When New York artist Nikolas Bentel embarked on his latest project, he found inspiration in the work of the great Robert Rauschenberg (1925–2008). So he decided to buy one of the artist’s works and do what any true Rauschenberg acolyte would do: destroy it.
Titled The Erased Rauschenberg, Bentel’s piece is part homage, part protest—and nothing if not audacious. It’s inspired by Rauschenberg’s famed work Erased de Kooning Drawing (1953) in which the artist meticulously erased a work by Willem de Kooning to determine whether an artwork could be created by removing the marks of the original artist.
Like the young Rauschenberg, Bentel has turned to the work of a more famous artist—Rauschenberg himself—to give his gesture more significance. But his project is also meant as a commentary on the art market and the commodification of artworks, which Bentel believes function much like companies on the stock market.
“Over the years, the art world has become way more interested in the monetary value of famous art pieces rather then their cultural importance,” wrote Bentel, a resident in the New Museum’s art and design incubator in New York, in an email to artnet News. “My project is here to point this problem out by having the art world perform arbitrage on itself.”
“I thought that if Robert Rauschenberg could do this to someone else, why can’t I do this to him?” said Bentel in a video on the project’s website.
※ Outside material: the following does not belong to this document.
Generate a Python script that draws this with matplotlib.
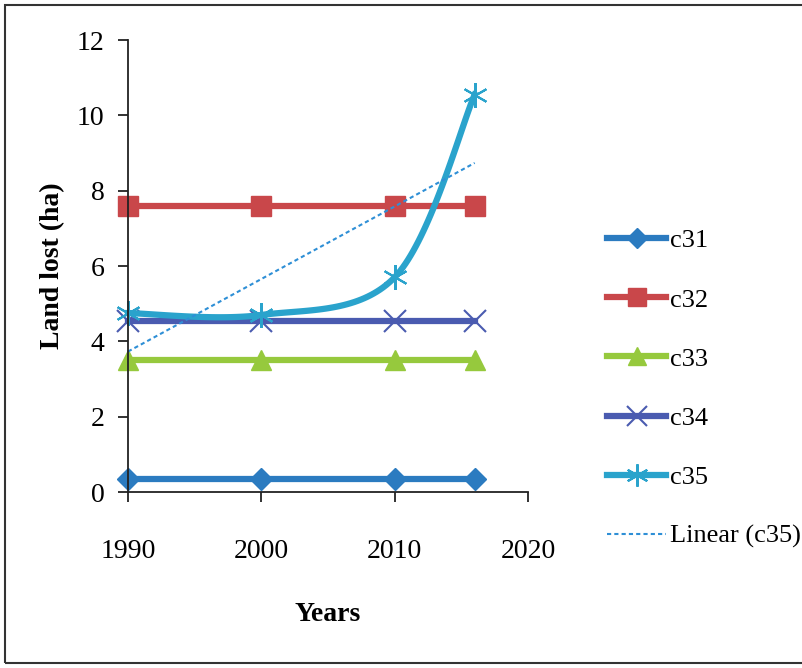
import numpy as np
import matplotlib.pyplot as plt
from matplotlib.patches import Rectangle

plt.rcParams['font.family'] = ['Liberation Serif', 'DejaVu Serif']

years = [1990, 2000, 2010, 2016]
c31 = [0.35, 0.35, 0.35, 0.35]
c32 = [7.6, 7.6, 7.6, 7.6]
c33 = [3.5, 3.5, 3.5, 3.5]
c34 = [4.55, 4.55, 4.55, 4.55]
c35 = [4.75, 4.7, 5.7, 10.55]


def smooth(x, y, n=40):
    # bezier smoothing like the spreadsheet "smoothed line" option
    x = np.asarray(x, float)
    y = np.asarray(y, float)
    px = np.concatenate([[x[0]], x, [x[-1]]])
    py = np.concatenate([[y[0]], y, [y[-1]]])
    t = np.linspace(0, 1, n)
    xs, ys = [], []
    for i in range(1, len(px) - 2):
        p0 = np.array([px[i], py[i]])
        p3 = np.array([px[i + 1], py[i + 1]])
        p1 = p0 + (p3 - np.array([px[i - 1], py[i - 1]])) / 6
        p2 = p3 - (np.array([px[i + 2], py[i + 2]]) - p0) / 6
        b = ((1 - t) ** 3)[:, None] * p0 + (3 * (1 - t) ** 2 * t)[:, None] * p1 \
            + (3 * (1 - t) * t ** 2)[:, None] * p2 + (t ** 3)[:, None] * p3
        xs.extend(b[:, 0])
        ys.extend(b[:, 1])
    return xs, ys


fig = plt.figure(figsize=(8.03, 6.68), dpi=100)
ax = fig.add_axes([128 / 803, 1 - 492 / 668, 400 / 803, 452 / 668])

lw = 4.5
ax.plot(years, c31, color='#2b7bc0', lw=lw, marker='D', ms=11, label='c31')
ax.plot(years, c32, color='#c9474a', lw=lw, marker='s', ms=15, label='c32')
ax.plot(years, c33, color='#96c93d', lw=lw, marker='^', ms=14, label='c33')
ax.plot(years, c34, color='#4a5bb0', lw=lw, marker='x', ms=16, mew=1.5, label='c34')
sx, sy = smooth(years, c35)
ax.plot(sx, sy, color='#2aa3cc', lw=lw)
ax.plot(years, c35, ls='none', color='#2aa3cc', marker=(6, 2, 0), ms=18, mew=1.5)
ax.plot([], [], color='#2aa3cc', lw=lw, marker=(6, 2, 0), ms=18, mew=1.5, label='c35')

k, b = np.polyfit(years, c35, 1)
tx = np.array([years[0], years[-1]])
ax.plot(tx, k * tx + b, color='#2e8fd6', lw=1.5, ls=(0, (2, 1.5)), label='Linear (c35)')

ax.set_xlim(1990, 2020)
ax.set_ylim(0, 12)
ax.set_xticks([1990, 2000, 2010, 2020])
ax.set_yticks(range(0, 13, 2))
ax.spines['top'].set_visible(False)
ax.spines['right'].set_visible(False)
for s in ('left', 'bottom'):
    ax.spines[s].set_linewidth(1.3)
    ax.spines[s].set_color('#222222')
ax.tick_params(labelsize=20, length=7, width=1.3, color='#222222', direction='out')
ax.tick_params(axis='x', pad=27)
ax.tick_params(axis='y', pad=10)
for line in ax.lines:
    line.set_clip_on(False)

ax.set_xlabel('Years', fontsize=20, fontweight='bold', labelpad=27)
ax.set_ylabel('Land lost (ha)', fontsize=20, fontweight='bold', labelpad=8)

leg = ax.legend(loc='upper left', bbox_to_anchor=(607 / 803, 1 - 229 / 668),
                bbox_transform=fig.transFigure, frameon=False, fontsize=19,
                borderpad=0, borderaxespad=0,
                handlelength=2.25, handletextpad=0.12, labelspacing=1.35,
                markerscale=0.9)

fig.patches.append(Rectangle((5 / 803, 5 / 668), 1.0, 1 - 10 / 668,
                             transform=fig.transFigure, fill=False,
                             edgecolor='#333333', lw=1.5))

fig.savefig('out.png', dpi=100)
When purchasing a piece by the artist proved outside Bentel’s budget, he got creative. “What if the act of purchasing the art piece was actually the destruction process?” he asked.
Now, Bentel is selling advertising to finance the piece’s $10,000 purchase price, or $92.59 per square inch, the unit available for sale. (Artist and art collector Hojae Kim has agreed to part ways with the untitled 1973 print, knowing full well its intended fate.)
“If you buy space, you get to put anything you would like on your space,” Bentel explained. So far, most of the ads sold have been to “ad agencies and small companies that are slightly affiliated with the art world.” He estimates he has sold around 30 percent of the available slots.
According to Bentel, the very system that created the work’s value—the art market—is also the “reason it is economically viable for it to be destroyed.” As he explained in a second video: “The art market is, for all intents and purposes, a glorified stock market.”
For his part, Rauschenberg had his own method of art-market critique. Bentel’s video includes footage of the artist shoving the collector Robert Scull after he auctioned off one of the artist’s paintings, which he originally purchased for $900 and flipped for $85,000. “For Christ’s sake, you didn’t even send me flowers,” said a peeved Rauschenberg. “I’ve been working my ass off for you to make that profit?”
“The reverence that we give the art market is the reason why the art market bubble has yet to be popped,” Bentel added. “My goal is to use the capitalism of the art market against itself. Since art market capitalism was once the force that created the artwork’s value, it will now be the force that will destroy the artwork.”